Work instructions: Omitting the pictures, copy exactly each line from the one containing "What React, TypeScript" up to and including the one containing "const counts = [11, 3, 40, 2, 2, 2, 2];".

>> Start Exercise input

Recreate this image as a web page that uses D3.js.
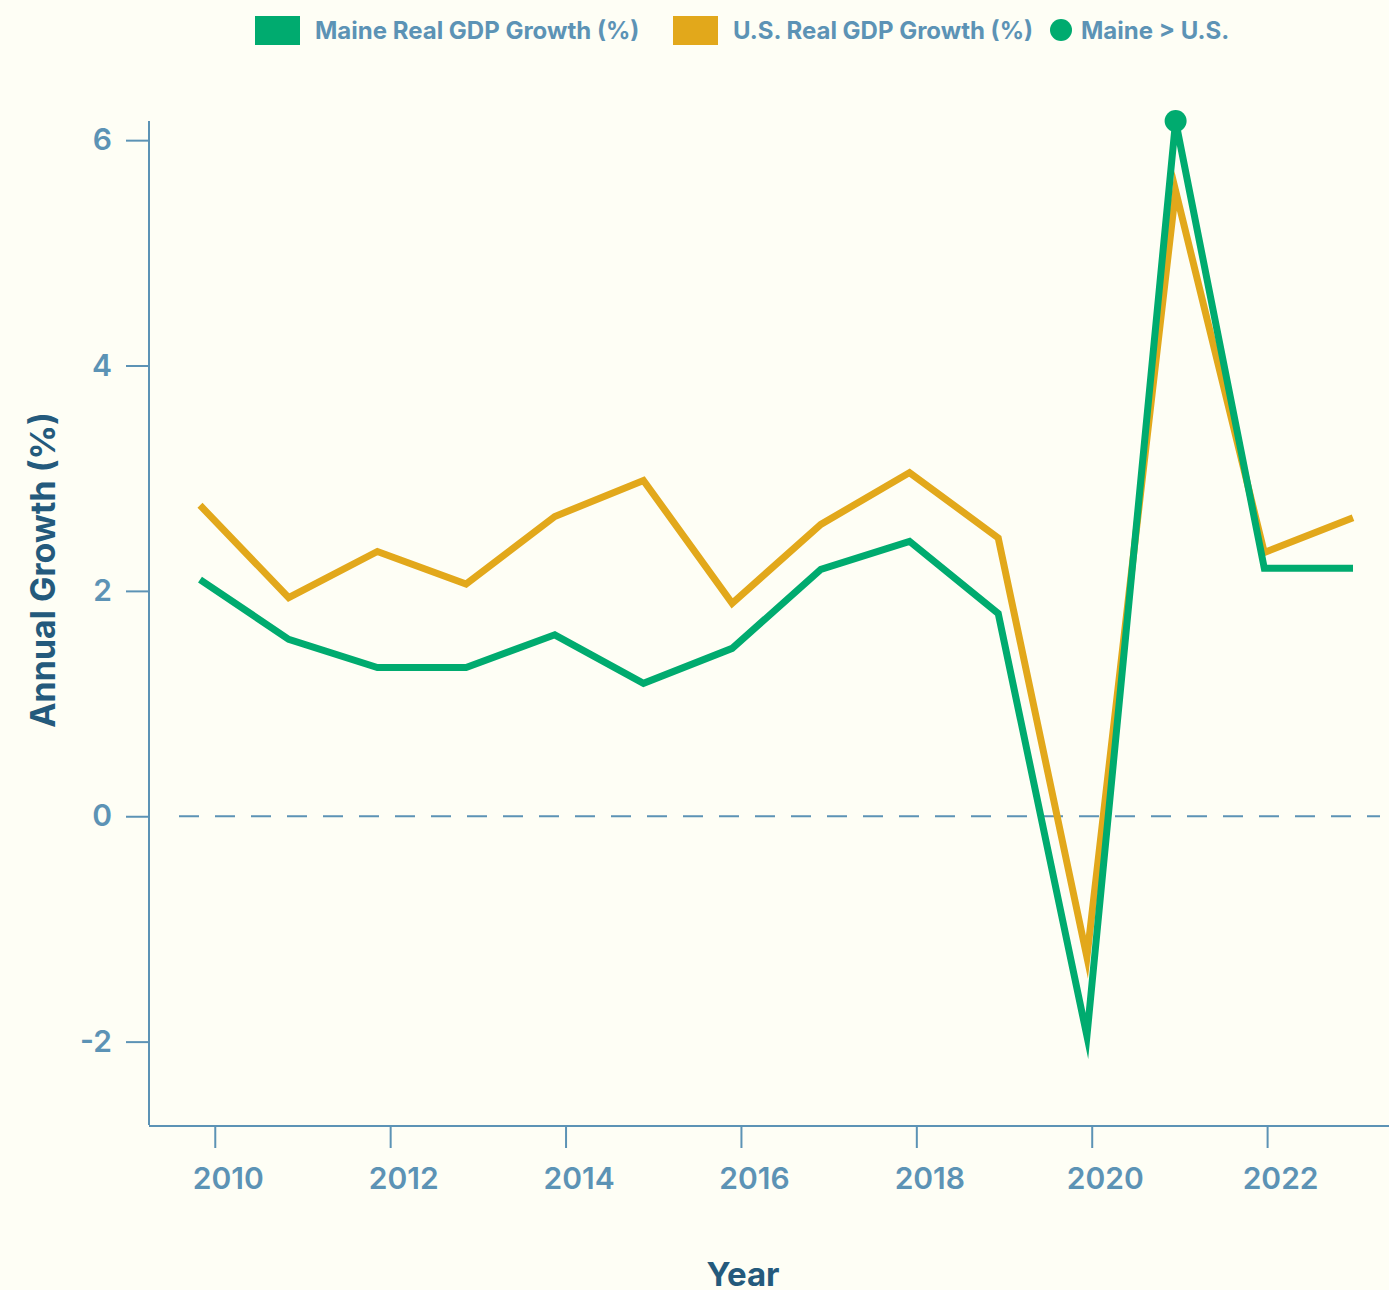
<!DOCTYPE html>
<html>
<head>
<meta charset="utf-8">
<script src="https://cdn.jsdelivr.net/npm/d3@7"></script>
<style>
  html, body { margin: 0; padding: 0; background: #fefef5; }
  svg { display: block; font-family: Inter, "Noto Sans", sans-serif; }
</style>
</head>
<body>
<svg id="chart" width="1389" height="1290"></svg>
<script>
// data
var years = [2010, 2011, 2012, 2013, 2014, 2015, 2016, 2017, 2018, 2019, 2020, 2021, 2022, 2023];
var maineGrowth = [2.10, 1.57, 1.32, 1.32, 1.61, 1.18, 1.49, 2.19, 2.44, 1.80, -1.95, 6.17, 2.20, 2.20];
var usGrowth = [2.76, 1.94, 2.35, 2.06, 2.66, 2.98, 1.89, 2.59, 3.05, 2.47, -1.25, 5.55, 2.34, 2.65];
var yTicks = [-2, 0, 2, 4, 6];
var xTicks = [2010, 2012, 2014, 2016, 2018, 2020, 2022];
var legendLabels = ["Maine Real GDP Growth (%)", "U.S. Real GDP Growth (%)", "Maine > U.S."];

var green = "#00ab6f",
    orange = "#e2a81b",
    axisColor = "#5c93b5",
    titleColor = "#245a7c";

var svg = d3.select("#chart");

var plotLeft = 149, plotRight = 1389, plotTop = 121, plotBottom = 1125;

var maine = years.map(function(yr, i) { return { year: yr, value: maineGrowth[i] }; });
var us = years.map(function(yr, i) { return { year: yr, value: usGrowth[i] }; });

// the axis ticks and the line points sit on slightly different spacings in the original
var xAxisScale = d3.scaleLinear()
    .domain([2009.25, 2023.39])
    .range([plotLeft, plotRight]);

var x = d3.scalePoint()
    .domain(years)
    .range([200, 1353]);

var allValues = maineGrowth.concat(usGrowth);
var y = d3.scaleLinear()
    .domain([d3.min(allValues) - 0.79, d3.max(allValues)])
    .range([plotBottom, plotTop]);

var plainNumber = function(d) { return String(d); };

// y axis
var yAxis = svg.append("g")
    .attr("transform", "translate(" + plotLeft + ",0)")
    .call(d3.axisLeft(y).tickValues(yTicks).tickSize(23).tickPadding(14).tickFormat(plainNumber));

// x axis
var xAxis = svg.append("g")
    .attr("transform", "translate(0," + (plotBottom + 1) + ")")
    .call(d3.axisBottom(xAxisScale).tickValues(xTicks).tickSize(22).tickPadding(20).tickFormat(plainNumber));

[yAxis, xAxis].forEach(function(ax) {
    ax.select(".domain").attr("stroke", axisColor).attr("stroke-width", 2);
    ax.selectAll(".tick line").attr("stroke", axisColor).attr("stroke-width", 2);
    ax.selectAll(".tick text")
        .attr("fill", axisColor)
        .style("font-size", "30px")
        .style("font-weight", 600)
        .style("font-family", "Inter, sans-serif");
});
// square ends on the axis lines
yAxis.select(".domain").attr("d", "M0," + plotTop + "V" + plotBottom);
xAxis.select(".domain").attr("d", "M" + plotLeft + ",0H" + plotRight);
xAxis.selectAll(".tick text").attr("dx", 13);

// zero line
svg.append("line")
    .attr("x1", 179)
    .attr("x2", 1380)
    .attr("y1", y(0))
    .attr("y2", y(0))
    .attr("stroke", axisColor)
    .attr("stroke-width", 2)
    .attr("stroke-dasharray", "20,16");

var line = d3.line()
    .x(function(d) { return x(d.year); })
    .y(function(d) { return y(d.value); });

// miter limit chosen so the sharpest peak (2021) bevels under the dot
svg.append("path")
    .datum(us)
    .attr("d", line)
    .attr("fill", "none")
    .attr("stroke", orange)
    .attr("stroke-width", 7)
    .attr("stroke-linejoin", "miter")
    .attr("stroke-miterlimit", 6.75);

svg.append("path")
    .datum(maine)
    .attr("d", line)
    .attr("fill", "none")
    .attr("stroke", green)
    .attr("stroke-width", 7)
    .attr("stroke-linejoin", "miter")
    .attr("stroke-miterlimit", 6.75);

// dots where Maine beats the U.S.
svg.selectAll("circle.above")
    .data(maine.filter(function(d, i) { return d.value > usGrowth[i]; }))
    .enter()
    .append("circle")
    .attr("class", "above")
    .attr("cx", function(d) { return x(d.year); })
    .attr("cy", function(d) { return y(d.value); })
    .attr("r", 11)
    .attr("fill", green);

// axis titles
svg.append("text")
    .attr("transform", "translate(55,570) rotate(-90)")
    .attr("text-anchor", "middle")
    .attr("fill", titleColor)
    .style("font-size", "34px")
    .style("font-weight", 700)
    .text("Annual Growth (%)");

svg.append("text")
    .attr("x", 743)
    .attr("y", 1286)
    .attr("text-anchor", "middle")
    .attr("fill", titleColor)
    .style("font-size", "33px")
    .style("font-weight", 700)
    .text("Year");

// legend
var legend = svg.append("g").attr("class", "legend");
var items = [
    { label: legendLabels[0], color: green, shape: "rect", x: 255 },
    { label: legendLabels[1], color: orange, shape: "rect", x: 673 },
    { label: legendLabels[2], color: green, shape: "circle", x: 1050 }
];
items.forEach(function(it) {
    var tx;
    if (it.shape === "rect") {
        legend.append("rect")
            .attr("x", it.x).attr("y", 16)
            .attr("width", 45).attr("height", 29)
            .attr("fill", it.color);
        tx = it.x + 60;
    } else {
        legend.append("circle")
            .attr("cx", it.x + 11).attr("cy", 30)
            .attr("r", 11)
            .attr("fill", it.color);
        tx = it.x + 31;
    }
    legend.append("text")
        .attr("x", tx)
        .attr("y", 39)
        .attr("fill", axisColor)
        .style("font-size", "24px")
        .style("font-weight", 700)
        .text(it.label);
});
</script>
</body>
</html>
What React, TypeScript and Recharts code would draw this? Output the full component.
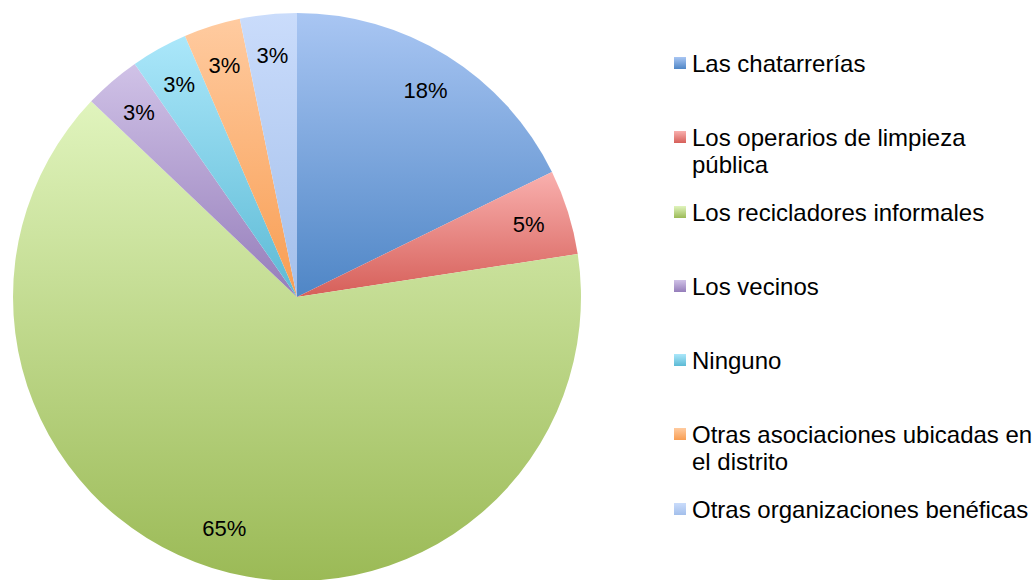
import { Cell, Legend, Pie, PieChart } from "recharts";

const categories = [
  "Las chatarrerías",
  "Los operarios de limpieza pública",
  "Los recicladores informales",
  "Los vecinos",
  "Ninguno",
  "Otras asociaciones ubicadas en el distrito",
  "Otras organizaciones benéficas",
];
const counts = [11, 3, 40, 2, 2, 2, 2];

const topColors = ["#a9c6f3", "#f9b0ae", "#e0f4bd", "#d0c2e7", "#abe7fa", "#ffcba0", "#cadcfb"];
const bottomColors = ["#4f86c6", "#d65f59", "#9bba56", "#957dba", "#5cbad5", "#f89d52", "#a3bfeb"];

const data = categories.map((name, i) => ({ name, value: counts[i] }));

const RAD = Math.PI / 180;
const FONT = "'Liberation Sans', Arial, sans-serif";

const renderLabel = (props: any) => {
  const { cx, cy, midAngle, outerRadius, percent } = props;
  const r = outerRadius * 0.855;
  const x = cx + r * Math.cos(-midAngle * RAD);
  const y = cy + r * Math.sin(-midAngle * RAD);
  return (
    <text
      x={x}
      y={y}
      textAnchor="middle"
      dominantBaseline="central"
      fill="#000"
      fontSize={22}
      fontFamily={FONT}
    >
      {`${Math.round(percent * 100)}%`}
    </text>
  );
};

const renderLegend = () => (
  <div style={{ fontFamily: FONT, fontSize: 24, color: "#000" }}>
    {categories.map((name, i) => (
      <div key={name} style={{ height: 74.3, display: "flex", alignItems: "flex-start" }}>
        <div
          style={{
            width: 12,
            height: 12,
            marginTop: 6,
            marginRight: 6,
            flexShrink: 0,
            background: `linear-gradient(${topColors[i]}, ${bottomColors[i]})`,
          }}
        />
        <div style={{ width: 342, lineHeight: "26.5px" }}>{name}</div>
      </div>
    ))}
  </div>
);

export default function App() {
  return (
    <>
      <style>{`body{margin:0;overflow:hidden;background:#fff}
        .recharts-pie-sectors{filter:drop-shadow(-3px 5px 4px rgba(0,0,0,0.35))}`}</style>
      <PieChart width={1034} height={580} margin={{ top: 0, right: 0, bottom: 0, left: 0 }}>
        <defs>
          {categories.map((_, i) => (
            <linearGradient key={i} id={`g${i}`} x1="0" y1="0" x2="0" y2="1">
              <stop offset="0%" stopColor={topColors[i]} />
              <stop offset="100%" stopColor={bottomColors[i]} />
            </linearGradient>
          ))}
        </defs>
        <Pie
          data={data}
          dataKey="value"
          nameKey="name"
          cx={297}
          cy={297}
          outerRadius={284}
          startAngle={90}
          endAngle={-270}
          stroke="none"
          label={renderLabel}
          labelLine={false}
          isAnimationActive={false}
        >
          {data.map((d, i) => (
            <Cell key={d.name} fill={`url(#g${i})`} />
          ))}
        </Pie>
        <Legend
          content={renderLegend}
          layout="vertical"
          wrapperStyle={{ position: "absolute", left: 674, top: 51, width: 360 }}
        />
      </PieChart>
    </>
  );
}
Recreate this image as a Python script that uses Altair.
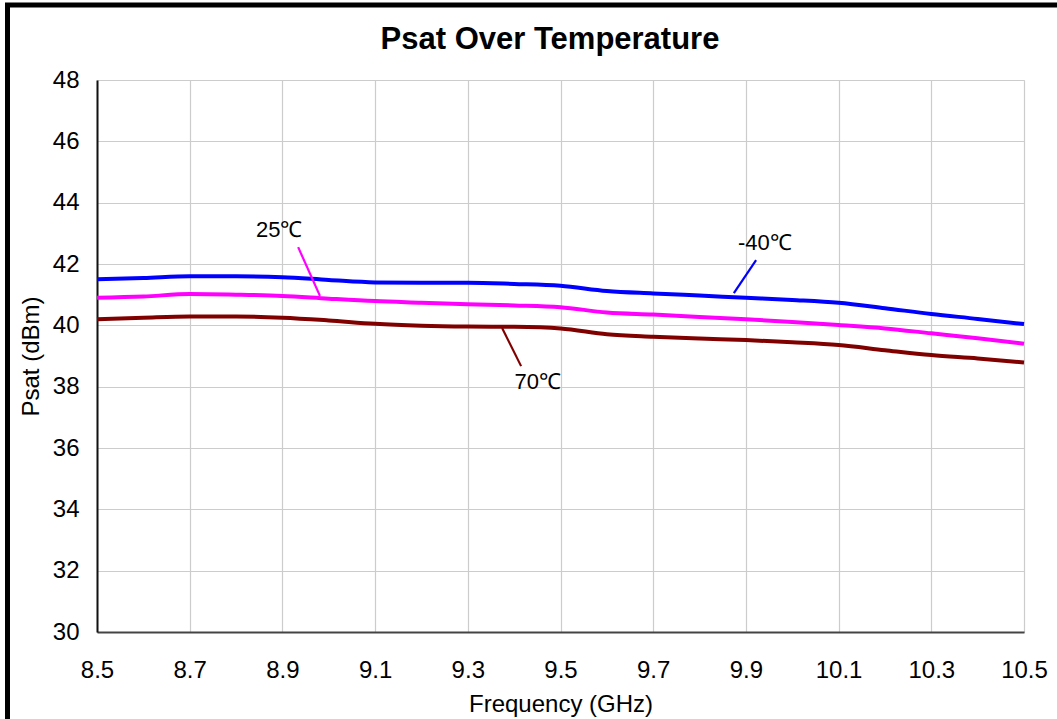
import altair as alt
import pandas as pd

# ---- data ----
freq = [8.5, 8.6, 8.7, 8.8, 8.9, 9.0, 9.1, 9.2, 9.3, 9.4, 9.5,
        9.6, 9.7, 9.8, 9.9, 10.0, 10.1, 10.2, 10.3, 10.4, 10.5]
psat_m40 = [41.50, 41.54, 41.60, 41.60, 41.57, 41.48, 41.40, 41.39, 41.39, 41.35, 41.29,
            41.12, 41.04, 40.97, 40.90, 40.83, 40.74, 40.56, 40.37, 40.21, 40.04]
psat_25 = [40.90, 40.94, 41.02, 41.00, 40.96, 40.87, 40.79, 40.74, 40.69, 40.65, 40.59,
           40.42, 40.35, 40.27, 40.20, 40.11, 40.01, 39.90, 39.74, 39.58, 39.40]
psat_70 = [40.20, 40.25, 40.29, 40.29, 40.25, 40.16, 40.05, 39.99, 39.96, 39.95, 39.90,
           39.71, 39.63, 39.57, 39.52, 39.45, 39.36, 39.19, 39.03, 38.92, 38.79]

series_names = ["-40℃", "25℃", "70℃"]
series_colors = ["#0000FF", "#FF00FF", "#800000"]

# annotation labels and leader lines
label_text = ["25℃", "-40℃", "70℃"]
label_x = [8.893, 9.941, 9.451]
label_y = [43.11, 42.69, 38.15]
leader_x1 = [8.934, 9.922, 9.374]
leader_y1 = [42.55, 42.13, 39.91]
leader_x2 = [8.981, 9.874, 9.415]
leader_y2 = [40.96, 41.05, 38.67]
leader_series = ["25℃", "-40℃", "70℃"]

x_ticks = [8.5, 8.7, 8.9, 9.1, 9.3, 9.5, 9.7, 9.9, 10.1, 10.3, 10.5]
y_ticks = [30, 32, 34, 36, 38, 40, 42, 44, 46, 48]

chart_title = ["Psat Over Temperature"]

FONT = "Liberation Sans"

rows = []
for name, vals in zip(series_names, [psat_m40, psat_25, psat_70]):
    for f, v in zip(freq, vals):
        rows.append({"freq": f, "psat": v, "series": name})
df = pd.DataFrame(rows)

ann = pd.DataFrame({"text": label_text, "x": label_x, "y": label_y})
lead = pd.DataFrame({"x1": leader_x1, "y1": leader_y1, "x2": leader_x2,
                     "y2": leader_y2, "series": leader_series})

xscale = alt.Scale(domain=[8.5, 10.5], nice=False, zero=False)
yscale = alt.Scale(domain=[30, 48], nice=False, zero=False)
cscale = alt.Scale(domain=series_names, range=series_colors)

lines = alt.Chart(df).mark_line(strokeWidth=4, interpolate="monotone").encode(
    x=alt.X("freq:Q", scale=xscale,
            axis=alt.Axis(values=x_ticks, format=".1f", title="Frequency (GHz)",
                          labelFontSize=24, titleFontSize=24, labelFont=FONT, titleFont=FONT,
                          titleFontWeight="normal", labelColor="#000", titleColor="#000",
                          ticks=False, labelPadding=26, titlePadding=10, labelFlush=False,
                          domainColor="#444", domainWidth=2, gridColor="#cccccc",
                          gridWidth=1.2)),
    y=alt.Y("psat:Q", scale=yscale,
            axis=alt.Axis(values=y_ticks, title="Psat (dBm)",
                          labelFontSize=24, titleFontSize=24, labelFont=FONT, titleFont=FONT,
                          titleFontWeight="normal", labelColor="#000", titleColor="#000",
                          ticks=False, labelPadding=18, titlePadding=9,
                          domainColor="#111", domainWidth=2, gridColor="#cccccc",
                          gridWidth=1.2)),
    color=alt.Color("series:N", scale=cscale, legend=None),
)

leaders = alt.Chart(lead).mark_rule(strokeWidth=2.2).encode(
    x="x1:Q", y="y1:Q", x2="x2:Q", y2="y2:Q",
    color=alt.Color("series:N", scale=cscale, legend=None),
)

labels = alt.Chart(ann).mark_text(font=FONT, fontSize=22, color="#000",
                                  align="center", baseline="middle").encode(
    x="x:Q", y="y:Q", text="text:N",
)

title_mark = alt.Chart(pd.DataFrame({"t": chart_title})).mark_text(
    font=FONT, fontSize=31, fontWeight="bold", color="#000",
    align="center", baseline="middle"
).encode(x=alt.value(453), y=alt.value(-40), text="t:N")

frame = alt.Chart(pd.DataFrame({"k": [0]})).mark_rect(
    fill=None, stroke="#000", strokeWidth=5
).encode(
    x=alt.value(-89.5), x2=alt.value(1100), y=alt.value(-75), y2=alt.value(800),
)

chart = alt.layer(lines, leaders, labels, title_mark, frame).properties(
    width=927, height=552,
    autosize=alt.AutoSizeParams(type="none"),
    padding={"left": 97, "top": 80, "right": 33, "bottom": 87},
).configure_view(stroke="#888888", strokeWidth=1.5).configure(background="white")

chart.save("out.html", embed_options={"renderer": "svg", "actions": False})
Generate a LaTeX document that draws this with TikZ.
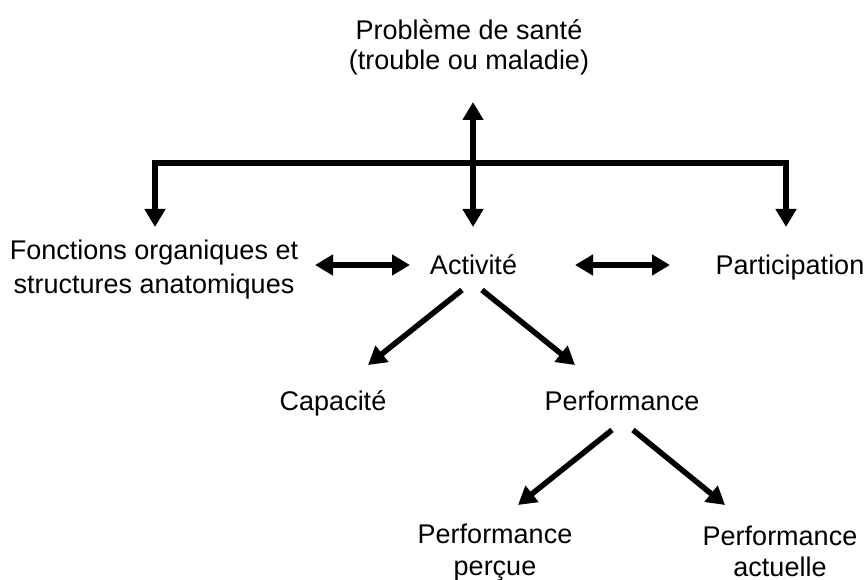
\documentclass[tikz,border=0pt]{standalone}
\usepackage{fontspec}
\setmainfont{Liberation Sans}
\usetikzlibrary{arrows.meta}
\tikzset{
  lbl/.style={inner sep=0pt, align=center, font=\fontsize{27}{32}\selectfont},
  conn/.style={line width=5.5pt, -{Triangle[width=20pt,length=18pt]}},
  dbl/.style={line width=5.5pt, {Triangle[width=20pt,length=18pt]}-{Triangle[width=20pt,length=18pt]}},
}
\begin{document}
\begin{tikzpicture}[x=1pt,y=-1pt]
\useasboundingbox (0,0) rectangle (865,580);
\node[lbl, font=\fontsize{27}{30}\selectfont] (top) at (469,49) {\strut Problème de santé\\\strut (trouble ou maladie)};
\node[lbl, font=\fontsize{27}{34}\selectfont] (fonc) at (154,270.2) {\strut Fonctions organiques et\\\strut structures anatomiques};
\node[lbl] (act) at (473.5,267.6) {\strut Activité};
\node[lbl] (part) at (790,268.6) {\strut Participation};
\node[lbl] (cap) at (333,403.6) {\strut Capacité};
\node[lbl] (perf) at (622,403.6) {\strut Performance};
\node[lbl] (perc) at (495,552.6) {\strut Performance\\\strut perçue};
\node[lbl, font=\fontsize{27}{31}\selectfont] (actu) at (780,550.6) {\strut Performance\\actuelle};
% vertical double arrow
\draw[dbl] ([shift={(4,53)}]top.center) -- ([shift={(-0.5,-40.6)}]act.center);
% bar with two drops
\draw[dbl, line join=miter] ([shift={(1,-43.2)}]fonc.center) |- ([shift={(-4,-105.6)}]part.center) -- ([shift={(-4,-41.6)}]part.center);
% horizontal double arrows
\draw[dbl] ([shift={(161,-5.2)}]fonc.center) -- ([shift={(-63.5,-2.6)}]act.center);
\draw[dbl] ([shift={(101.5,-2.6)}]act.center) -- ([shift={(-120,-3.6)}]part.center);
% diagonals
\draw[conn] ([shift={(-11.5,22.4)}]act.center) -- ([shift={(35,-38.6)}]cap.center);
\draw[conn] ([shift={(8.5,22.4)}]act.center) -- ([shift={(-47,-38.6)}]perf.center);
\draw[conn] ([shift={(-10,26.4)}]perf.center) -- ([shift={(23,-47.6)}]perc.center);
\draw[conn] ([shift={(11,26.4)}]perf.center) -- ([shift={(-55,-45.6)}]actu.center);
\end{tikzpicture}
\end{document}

>> End Exercise input

Solution to the problem:
What React, TypeScript and Recharts code would draw this? Output the full component.
import { Cell, Legend, Pie, PieChart } from "recharts";

const categories = [
  "Las chatarrerías",
  "Los operarios de limpieza pública",
  "Los recicladores informales",
  "Los vecinos",
  "Ninguno",
  "Otras asociaciones ubicadas en el distrito",
  "Otras organizaciones benéficas",
];
const counts = [11, 3, 40, 2, 2, 2, 2];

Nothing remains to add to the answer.